# [Work to complete]
Scan the material below for lines with the word "page" and report how many there are, with nothing added.

# [Exercise data]
○ ○ ○ ○
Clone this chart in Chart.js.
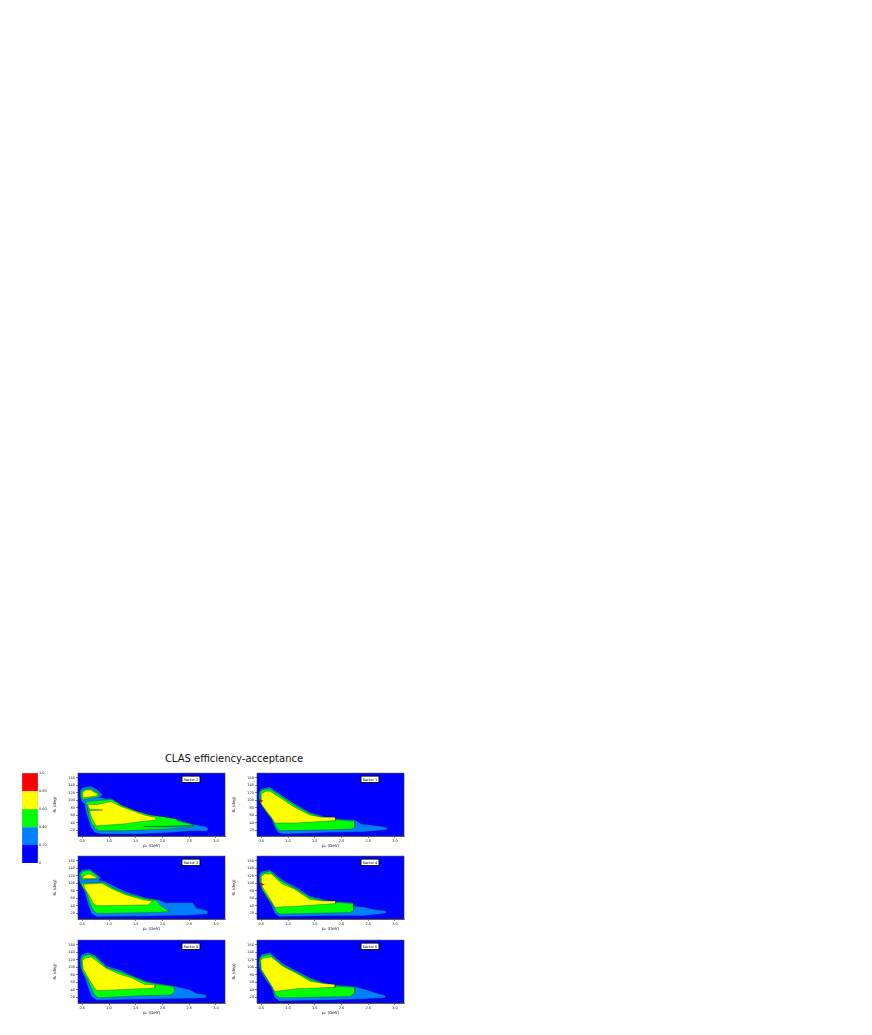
○ ○ ○ ○
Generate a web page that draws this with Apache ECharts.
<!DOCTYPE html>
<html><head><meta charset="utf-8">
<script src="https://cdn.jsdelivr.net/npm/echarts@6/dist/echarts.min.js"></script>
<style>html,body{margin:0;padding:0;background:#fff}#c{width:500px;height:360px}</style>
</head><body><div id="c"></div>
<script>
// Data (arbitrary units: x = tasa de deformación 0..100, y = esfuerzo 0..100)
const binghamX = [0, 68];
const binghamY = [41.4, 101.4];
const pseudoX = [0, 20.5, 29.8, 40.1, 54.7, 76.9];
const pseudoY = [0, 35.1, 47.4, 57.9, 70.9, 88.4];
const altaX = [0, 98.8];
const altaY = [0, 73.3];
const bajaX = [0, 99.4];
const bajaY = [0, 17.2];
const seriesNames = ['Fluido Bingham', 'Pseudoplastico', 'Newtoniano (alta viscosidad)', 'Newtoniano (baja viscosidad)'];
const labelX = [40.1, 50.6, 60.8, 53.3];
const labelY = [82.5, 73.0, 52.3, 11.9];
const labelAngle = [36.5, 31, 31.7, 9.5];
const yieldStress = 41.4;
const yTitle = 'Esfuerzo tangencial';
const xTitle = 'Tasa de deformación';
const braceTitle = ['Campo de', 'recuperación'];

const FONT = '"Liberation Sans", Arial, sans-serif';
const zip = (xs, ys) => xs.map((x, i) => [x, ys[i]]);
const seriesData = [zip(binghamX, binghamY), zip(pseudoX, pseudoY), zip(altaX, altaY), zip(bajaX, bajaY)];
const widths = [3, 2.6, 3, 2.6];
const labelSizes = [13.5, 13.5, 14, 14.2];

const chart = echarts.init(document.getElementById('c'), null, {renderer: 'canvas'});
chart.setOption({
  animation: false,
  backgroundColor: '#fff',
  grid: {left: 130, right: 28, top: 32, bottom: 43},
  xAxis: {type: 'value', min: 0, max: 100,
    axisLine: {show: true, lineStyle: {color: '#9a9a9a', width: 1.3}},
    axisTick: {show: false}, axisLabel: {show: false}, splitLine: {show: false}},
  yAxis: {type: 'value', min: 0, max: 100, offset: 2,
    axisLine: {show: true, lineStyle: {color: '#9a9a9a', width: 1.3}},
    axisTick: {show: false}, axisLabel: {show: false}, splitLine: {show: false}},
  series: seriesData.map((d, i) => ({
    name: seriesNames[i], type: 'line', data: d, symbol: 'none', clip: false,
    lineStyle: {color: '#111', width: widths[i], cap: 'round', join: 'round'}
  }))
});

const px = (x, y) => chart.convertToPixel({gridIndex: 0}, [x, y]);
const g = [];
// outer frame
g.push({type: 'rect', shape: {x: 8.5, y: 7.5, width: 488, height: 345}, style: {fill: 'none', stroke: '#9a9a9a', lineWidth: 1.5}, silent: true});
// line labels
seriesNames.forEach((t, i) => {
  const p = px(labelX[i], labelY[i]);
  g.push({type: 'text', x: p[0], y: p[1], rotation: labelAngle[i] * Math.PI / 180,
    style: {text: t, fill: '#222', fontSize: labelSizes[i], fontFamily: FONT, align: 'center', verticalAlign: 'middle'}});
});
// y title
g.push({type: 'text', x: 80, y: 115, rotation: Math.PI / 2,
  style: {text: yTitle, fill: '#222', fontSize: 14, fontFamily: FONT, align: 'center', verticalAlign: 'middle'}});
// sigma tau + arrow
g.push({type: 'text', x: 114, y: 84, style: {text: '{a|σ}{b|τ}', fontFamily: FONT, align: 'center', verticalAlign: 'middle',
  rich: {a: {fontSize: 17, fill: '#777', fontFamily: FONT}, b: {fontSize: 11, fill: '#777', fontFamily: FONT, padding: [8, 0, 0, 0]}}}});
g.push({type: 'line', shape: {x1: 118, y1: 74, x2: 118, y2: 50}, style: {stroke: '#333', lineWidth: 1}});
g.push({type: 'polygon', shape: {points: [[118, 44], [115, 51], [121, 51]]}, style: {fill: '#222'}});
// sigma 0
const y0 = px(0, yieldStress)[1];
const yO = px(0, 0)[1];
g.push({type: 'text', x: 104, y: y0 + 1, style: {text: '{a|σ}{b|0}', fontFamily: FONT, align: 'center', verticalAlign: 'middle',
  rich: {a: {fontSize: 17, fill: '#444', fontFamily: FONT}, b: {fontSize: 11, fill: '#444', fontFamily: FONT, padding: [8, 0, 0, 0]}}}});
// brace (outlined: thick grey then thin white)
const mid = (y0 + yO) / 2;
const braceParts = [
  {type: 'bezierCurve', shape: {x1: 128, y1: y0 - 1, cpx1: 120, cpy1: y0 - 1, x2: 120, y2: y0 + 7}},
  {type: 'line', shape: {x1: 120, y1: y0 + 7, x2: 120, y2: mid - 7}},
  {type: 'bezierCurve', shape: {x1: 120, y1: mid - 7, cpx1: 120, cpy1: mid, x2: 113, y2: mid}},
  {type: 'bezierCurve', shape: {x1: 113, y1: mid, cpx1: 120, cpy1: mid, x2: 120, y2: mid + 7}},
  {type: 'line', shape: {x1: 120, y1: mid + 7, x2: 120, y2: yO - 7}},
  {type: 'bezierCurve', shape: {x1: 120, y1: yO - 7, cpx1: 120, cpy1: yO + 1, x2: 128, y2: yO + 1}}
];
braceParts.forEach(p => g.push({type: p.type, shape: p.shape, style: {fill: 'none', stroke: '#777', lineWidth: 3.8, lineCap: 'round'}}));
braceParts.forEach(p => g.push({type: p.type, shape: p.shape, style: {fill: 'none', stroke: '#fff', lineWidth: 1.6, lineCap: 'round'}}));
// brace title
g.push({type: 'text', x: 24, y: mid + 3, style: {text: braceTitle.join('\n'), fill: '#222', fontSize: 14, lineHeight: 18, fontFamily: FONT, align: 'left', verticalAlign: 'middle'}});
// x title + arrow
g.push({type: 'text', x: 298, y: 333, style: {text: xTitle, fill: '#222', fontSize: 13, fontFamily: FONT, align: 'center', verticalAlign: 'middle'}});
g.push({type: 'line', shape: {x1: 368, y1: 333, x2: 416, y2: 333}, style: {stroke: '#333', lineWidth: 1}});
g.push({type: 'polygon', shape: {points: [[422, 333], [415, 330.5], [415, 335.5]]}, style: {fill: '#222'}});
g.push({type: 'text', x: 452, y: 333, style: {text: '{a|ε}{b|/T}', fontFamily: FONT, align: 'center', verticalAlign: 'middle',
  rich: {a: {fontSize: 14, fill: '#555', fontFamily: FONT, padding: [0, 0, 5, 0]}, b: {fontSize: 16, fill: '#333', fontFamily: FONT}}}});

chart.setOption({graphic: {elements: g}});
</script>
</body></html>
○ ○ ○ ○
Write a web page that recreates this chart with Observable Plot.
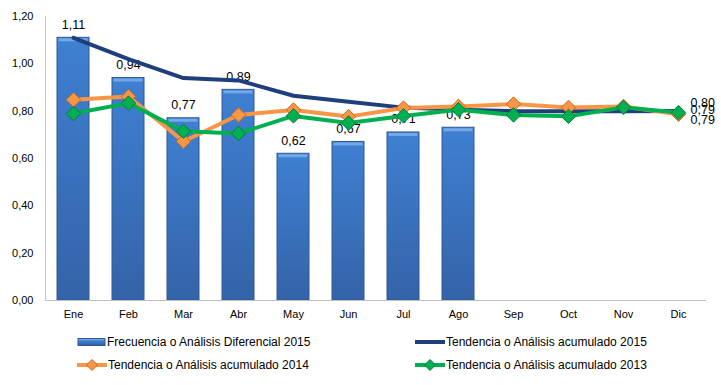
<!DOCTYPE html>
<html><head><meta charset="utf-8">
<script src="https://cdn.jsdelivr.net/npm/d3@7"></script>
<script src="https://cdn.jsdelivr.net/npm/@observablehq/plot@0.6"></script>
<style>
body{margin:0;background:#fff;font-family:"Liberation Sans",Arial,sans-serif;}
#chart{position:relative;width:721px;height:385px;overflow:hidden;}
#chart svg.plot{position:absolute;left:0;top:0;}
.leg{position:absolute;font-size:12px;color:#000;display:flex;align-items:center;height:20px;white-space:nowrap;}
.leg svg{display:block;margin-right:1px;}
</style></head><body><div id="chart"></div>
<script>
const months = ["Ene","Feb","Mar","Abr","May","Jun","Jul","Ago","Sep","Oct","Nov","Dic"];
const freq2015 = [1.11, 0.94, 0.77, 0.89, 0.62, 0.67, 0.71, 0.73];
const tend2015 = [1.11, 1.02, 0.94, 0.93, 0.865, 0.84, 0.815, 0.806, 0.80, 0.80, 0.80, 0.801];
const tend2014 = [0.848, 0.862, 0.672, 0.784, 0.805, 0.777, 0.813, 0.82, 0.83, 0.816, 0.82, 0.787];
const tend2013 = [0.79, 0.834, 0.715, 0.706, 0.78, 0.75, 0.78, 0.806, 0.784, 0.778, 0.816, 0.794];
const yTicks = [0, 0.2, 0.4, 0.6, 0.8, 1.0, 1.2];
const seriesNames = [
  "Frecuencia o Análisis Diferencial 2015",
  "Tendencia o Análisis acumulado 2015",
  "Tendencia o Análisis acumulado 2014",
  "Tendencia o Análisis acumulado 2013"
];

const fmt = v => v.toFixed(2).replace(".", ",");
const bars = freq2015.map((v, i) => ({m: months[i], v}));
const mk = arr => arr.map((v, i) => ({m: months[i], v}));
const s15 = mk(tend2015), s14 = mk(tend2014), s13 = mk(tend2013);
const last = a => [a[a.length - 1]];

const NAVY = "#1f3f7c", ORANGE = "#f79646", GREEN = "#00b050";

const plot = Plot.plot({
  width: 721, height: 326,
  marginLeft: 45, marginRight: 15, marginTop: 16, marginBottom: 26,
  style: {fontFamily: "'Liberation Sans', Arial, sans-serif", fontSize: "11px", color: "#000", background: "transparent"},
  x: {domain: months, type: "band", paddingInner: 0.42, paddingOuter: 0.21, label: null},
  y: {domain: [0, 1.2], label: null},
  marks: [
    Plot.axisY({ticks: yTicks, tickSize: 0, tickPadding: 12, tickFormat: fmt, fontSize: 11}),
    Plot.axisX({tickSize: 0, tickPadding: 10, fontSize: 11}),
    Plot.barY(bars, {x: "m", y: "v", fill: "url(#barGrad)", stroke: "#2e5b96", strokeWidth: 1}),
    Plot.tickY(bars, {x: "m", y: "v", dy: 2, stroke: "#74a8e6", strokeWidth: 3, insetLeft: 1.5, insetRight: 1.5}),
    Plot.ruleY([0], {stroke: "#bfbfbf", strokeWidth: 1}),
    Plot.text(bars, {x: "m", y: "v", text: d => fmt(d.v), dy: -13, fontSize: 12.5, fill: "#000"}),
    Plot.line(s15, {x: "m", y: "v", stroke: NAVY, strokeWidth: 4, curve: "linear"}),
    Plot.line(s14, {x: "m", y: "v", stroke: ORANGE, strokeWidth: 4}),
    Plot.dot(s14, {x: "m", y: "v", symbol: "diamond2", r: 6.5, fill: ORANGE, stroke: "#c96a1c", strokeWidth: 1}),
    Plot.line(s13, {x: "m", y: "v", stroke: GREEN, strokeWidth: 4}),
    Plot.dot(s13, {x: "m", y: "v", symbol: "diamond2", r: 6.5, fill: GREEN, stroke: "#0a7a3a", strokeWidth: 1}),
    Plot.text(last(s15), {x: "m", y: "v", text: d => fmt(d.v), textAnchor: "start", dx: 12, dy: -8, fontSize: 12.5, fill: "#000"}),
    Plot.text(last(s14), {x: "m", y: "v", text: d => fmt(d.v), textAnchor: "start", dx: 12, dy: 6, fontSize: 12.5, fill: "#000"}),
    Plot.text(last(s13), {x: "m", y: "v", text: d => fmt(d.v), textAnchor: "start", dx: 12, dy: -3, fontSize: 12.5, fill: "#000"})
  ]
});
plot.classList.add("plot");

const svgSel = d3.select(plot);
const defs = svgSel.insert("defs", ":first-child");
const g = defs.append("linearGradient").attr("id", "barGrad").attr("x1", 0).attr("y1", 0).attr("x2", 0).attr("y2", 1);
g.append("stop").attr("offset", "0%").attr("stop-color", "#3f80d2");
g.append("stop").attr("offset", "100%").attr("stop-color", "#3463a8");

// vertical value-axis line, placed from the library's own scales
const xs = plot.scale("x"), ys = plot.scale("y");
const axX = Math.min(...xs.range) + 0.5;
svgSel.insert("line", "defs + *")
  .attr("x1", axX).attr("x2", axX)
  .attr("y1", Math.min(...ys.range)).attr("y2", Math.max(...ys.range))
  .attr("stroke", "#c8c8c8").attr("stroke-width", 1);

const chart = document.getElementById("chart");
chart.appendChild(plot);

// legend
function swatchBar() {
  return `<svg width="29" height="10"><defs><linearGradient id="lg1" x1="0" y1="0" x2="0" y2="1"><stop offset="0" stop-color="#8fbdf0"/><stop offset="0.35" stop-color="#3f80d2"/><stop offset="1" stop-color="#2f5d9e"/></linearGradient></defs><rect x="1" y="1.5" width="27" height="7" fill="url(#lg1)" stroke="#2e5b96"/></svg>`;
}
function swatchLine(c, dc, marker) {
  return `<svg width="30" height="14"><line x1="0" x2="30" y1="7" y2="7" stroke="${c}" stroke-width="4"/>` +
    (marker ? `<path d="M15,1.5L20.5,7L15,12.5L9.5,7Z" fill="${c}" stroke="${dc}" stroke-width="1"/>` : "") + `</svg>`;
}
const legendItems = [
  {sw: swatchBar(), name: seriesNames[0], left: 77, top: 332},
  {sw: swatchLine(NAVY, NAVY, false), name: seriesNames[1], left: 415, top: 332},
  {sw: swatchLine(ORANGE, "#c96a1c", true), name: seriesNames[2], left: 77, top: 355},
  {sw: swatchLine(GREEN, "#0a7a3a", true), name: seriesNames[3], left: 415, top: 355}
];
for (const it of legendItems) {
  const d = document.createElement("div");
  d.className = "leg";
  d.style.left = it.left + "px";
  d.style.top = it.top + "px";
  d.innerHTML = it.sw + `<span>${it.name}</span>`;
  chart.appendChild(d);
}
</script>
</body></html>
○ ○ ○ ○
# [Response to the task]
2